La défense ouverte des droits de la famille contre les usurpations intolérables de la société et de l'Etat

Enfin, j'ai pris un soin particulier à proclamer et à défendre "ouvertement et avec vigueur les droits de la famille contre les usurpations intolérables de la société et de l'Etat" (Familiaris consortio, n. 46), sachant bien que la famille est le lieu privilégié de l'"humanisation de la personne et de la société" (Christifideles laici, n. 40) et que c'est à travers elle que "passe l'avenir du monde et de l'Eglise" (Discours à la confédération des Consulteurs chrétiens, n. 4:  Insegnamenti III/2, 1980, p. 1454).

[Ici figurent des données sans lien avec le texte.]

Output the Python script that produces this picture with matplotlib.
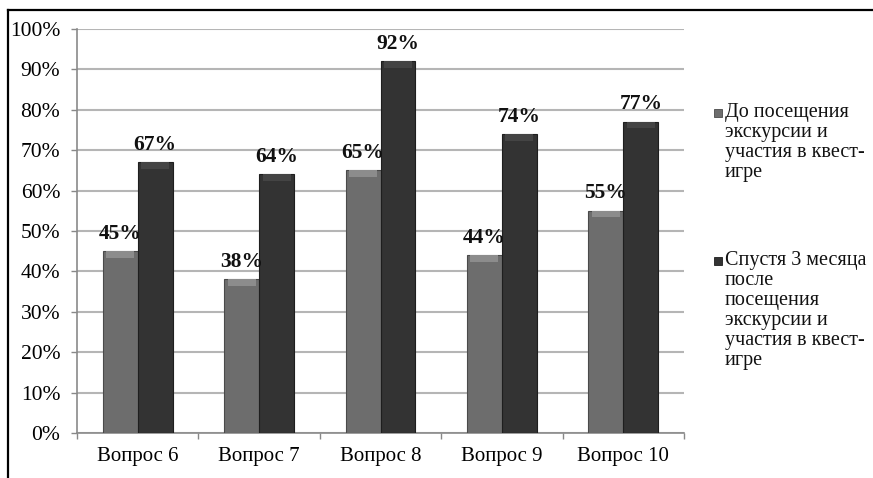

Que l'humanité progresse dans la prise de conscience des droits fondamentaux reflétant la dignité originelle de l'homme

7. Messieurs, je voudrais conclure notre rencontre par le voeu sincère que l'humanité progresse ultérieurement dans sa prise de conscience des droits fondamentaux dans lesquels se reflète sa dignité originelle. Que le nouveau siècle, par lequel s'est ouvert un nouveau millénaire, puisse enregistrer un respect toujours plus conscient des droits de l'homme, de tout homme, de chaque homme.

Sensibles à l'exhortation de Dante:  "Vous n'avez pas été faits pour vivre comme des brutes / mais pour rechercher les vertus et la connaissance" (Inf. XXVI, 119-120), que les hommes et les femmes du troisième millénaire sachent inscrire dans les lois et traduire dans les comportements les valeurs éternelles sur lesquelles repose toute civilisation authentique.

Dans mon coeur, ce souhait se transforme en prière à Dieu tout-puissant, auquel je confie vos personnes, en invoquant de Lui d'abondantes Bénédictions sur vous qui êtes ici présents, sur vos proches et sur toute la communauté de "La Sapienza".